Once before it’s gone
In the end, Fleur de Lys lives up to its vaunted reputation
Wed, Jul 14, 2010 (6:15 p.m.)
Photo: Jaimie Trueblood / Bravo
Eating the entirety of Vegas is not a simple task; it requires rules and policies that govern. One of mine was created for efficiency: If a restaurant is planning to close for good, don't eat there. Why devote energy to something that will cease to exist? More importantly, what if it becomes my favorite? I don't need that kind of culinary heartbreak.

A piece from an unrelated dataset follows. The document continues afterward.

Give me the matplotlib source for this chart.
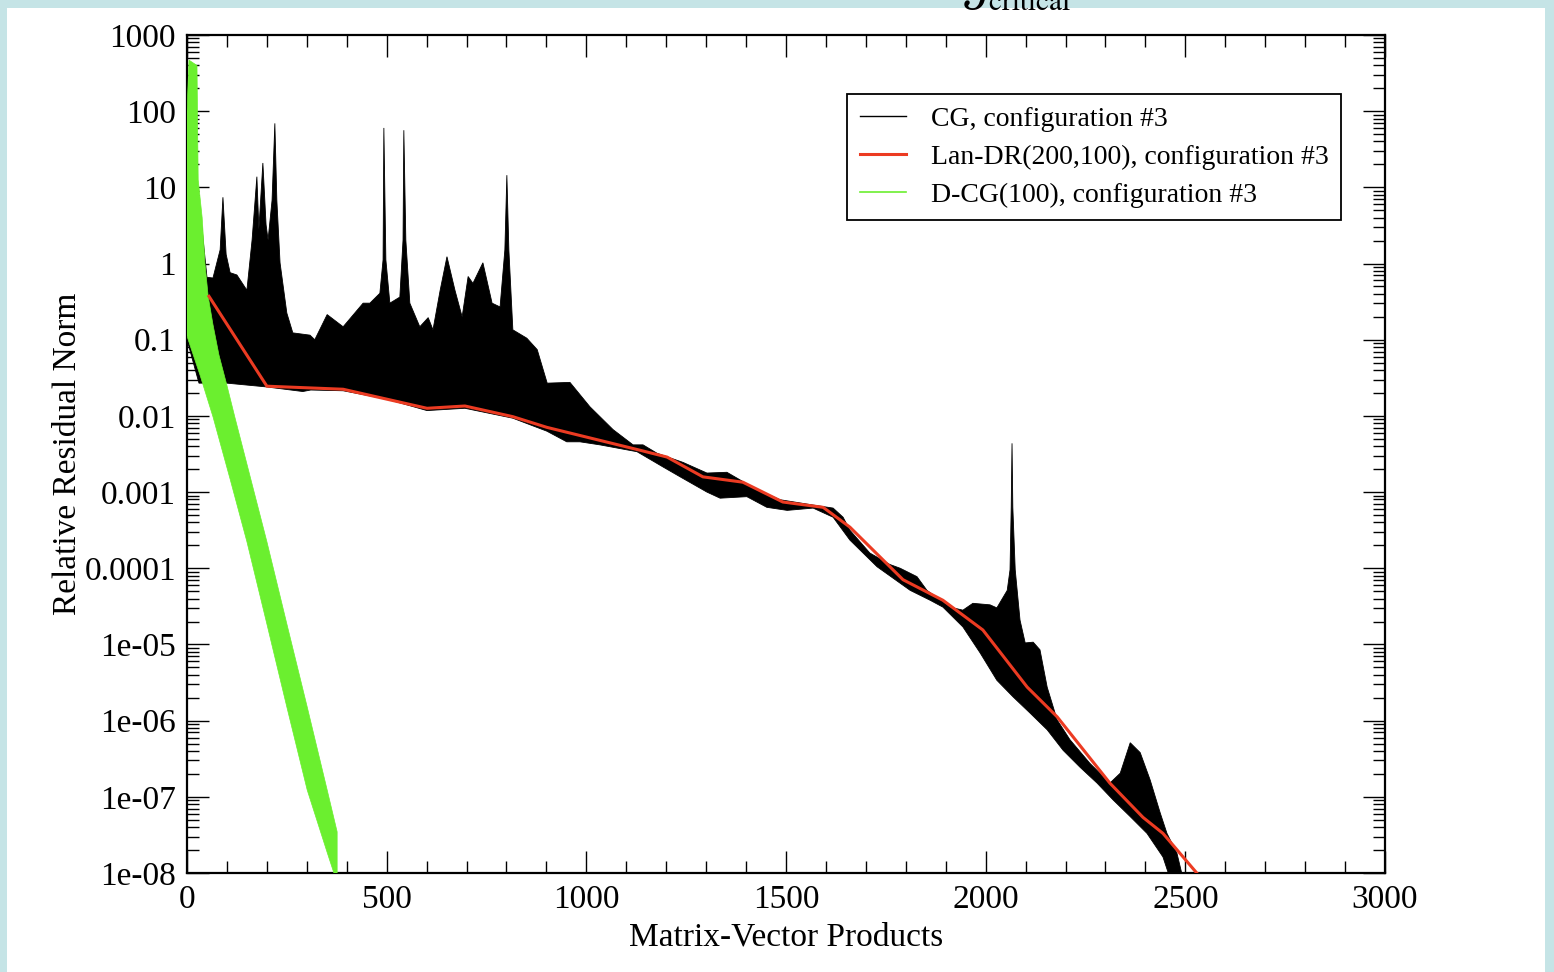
import numpy as np
import matplotlib
matplotlib.use("Agg")
import matplotlib.pyplot as plt
from matplotlib.lines import Line2D
from matplotlib.patches import Rectangle
from matplotlib.ticker import FixedLocator, LogLocator, MultipleLocator, NullFormatter

plt.rcParams["font.family"] = ["Liberation Serif", "DejaVu Serif"]
plt.rcParams["mathtext.fontset"] = "stix"

# ---- data (residual norms stored as powers of ten) ----
# CG: residual oscillates fast, so it is drawn as the band between its envelopes
cg_upper_x = [0, 15, 33, 50, 65, 83, 90, 98, 108, 125, 150, 163, 175, 180, 190, 198,
              203, 213, 220, 225, 233, 250, 265, 308, 320, 351, 391, 441, 458, 483,
              491, 493, 498, 508, 533, 541, 543, 548, 558, 583, 604, 616, 634, 651,
              671, 689, 704, 716, 741, 764, 784, 796, 801, 806, 816, 851, 877, 902,
              959, 1009, 1067, 1117, 1142, 1177, 1242, 1302, 1352, 1385, 1427, 1485,
              1568, 1618, 1643, 1660, 1710, 1760, 1786, 1828, 1853, 1893, 1911, 1943,
              1968, 2011, 2028, 2054, 2061, 2064, 2066, 2068, 2074, 2086, 2099, 2119,
              2136, 2154, 2179, 2211, 2261, 2311, 2337, 2362, 2387, 2412, 2437, 2454,
              2479, 2500]
cg_upper_exp = [1.2, 1.1, 0.70, -0.18, -0.19, 0.18, 0.87, 0.12, -0.12, -0.15, -0.35, 0.31,
                1.14, 0.45, 1.32, 0.51, 0.31, 0.83, 1.84, 0.83, 0.01, -0.65, -0.91,
                -0.94, -1.0, -0.67, -0.83, -0.52, -0.52, -0.39, 0.05, 1.78, 0.05, -0.52,
                -0.44, 0.31, 1.75, 0.31, -0.52, -0.83, -0.71, -0.87, -0.35, 0.09, -0.35,
                -0.70, -0.17, -0.26, 0.01, -0.52, -0.57, 0.18, 1.16, 0.18, -0.87, -0.98,
                -1.13, -1.57, -1.56, -1.88, -2.18, -2.38, -2.38, -2.49, -2.61, -2.75,
                -2.74, -2.84, -2.97, -3.10, -3.17, -3.21, -3.33, -3.50, -3.80, -3.95,
                -4.00, -4.11, -4.29, -4.44, -4.51, -4.55, -4.46, -4.48, -4.52, -4.29,
                -4.02, -3.20, -2.36, -3.20, -4.02, -4.68, -4.98, -4.97, -5.07, -5.56,
                -5.99, -6.25, -6.56, -6.82, -6.69, -6.29, -6.42, -6.78, -7.21, -7.48,
                -7.74, -8.2]
cg_lower_x = [0, 30, 100, 200, 290, 310, 391, 500, 601, 696, 816, 901, 951, 984, 1034,
              1127, 1192, 1235, 1302, 1335, 1402, 1452, 1503, 1568, 1618, 1660, 1728,
              1811, 1861, 1893, 1943, 1986, 2028, 2069, 2111, 2154, 2194, 2236, 2279,
              2319, 2362, 2404, 2444, 2470]
cg_lower_exp = [-1.0, -1.57, -1.57, -1.62, -1.68, -1.66, -1.67, -1.78, -1.93, -1.90,
                -2.03, -2.20, -2.34, -2.34, -2.38, -2.47, -2.67, -2.80, -3.00, -3.08,
                -3.06, -3.20, -3.24, -3.21, -3.33, -3.63, -3.98, -4.29, -4.42, -4.51,
                -4.77, -5.11, -5.47, -5.69, -5.90, -6.12, -6.39, -6.61, -6.82, -7.04,
                -7.26, -7.48, -7.79, -8.2]

# Lan-DR(200,100)
lan_x = [55, 200, 391, 601, 696, 816, 901, 1134, 1202, 1292, 1392, 1492, 1593, 1660,
         1793, 1893, 1993, 2104, 2179, 2311, 2394, 2444, 2540]
lan_exp = [-0.43, -1.61, -1.65, -1.90, -1.87, -2.01, -2.15, -2.45, -2.54, -2.80, -2.87,
           -3.13, -3.20, -3.46, -4.15, -4.42, -4.81, -5.56, -5.95, -6.82, -7.27, -7.48,
           -8.07]

# D-CG(100): oscillation band
dcg_upper_x = [0, 5, 25, 28, 38, 45, 53, 65, 80, 100, 120, 200, 250, 301, 351, 376, 376]
dcg_upper_exp = [2.0, 2.67, 2.6, 1.1, 0.6, 0.0, -0.43, -0.8, -1.2, -1.6, -2.02,
                 -3.65, -4.73, -5.82, -6.91, -7.46, -8.05]
dcg_lower_x = [0, 3, 33, 65, 108, 150, 200, 250, 301, 351, 371]
dcg_lower_exp = [-0.95, -1.0, -1.47, -2.01, -2.83, -3.65, -4.73, -5.82, -6.91, -7.73, -8.05]

labels = ["CG, configuration #3", "Lan-DR(200,100), configuration #3",
          "D-CG(100), configuration #3"]
x_ticks = [0, 500, 1000, 1500, 2000, 2500, 3000]
y_ticks = [1e3, 1e2, 1e1, 1, 1e-1, 1e-2, 1e-3, 1e-4, 1e-5, 1e-6, 1e-7, 1e-8]
y_ticklabels = ["1000", "100", "10", "1", "0.1", "0.01", "0.001", "0.0001",
                "1e-05", "1e-06", "1e-07", "1e-08"]

# ---- figure ----
W, H = 1554, 972
fig = plt.figure(figsize=(W / 100, H / 100), dpi=100)
fig.patch.set_facecolor("#c5e4e6")
fig.add_artist(Rectangle((7 / W, 0), (1545 - 7) / W, 1 - 8 / H,
                         transform=fig.transFigure, facecolor="white",
                         edgecolor="none", zorder=0))
fig.text(962 / W, 1 - 14 / H, r"$\mathcal{J}_{\mathrm{critical}}$", fontsize=30,
         ha="left", va="bottom", zorder=1)

ax = fig.add_axes([187 / W, 1 - 873 / H, (1385 - 187) / W, (873 - 35) / H])
ax.set_facecolor("white")
ax.set_yscale("log")
ax.set_xlim(0, 3000)
ax.set_ylim(1e-8, 1e3)

cg_px = np.concatenate([cg_upper_x, cg_lower_x[::-1]])
cg_py = 10.0 ** np.concatenate([cg_upper_exp, cg_lower_exp[::-1]])
ax.fill(cg_px, cg_py, color="black", lw=0.6, zorder=2)

dcg_px = np.concatenate([dcg_upper_x, dcg_lower_x[::-1]])
dcg_py = 10.0 ** np.concatenate([dcg_upper_exp, dcg_lower_exp[::-1]])
ax.fill(dcg_px, dcg_py, color="#6bef2f", lw=0.5, zorder=3)

ax.plot(lan_x, 10.0 ** np.array(lan_exp), color="#ec3b22", lw=2.2, zorder=4)

# axes styling
for sp in ax.spines.values():
    sp.set_linewidth(1.6)
ax.xaxis.set_major_locator(FixedLocator(x_ticks))
ax.xaxis.set_minor_locator(MultipleLocator(100))
ax.set_xticklabels([str(t) for t in x_ticks])
ax.yaxis.set_major_locator(FixedLocator(y_ticks))
ax.set_yticklabels(y_ticklabels)
ax.yaxis.set_minor_locator(LogLocator(base=10, subs=np.arange(2, 10), numticks=50))
ax.yaxis.set_minor_formatter(NullFormatter())
ax.tick_params(which="both", direction="in", top=True, right=True, width=1.0,
               labelsize=24, pad=8)
ax.tick_params(which="major", length=16)
ax.tick_params(which="minor", length=8.5)

ax.set_xlabel("Matrix-Vector Products", fontsize=24, labelpad=5)
ax.set_ylabel("Relative Residual Norm", fontsize=24, labelpad=1)

handles = [Line2D([], [], color="black", lw=1.0),
           Line2D([], [], color="#ec3b22", lw=2.2),
           Line2D([], [], color="#6bef2f", lw=1.2)]
leg = ax.legend(handles, labels, loc="upper right",
                bbox_to_anchor=((1341 - 187) / 1198, (873 - 94) / 838),
                borderaxespad=0, fontsize=20, fancybox=False, framealpha=1,
                edgecolor="black", handlelength=1.65, handletextpad=0.9,
                borderpad=0.45, labelspacing=0.45)
leg.get_frame().set_linewidth(1.3)

fig.savefig("out.png", dpi=100, facecolor=fig.get_facecolor())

But that rule had to change. I never made it to Restaurant Charlie in Palazzo, reputedly one of the Strip's top seafood spots. It closed in March, and I regret missing out on a great chef's great food. I wasn't going to let that happen again. When I heard Hubert Keller's Fleur de Lys would shut down around September (exact closing date undetermined) to make way for the chef's new tapas bar concept, I made for Mandalay Bay immediately. With the influx of world-famous French chefs in recent years—and the success of Keller's Burger Bar—the beautiful and elegant Fleur de Lys might be a bit forgotten.
- Fleur de Lys
- At Mandalay Bay, 632-9400.
- Daily, 5:30-10:30 p.m.
But I won't forget my first and only meal there: We began with a decorative salad of hearts of palm and a rich dish of veal and Yukon gold potato ravioli, then moved on to mind-blowing butter-poached Maine lobster with chanterelles and perhaps the most flavorful braised short ribs around, accented with a Guinness reduction. We shut it down with a perfect chocolate soufflé, light and fluffy, into which our server joyfully poured hot chocolate ganache. I'm sure what comes next will be a winner, but it's a shame this food is leaving Las Vegas.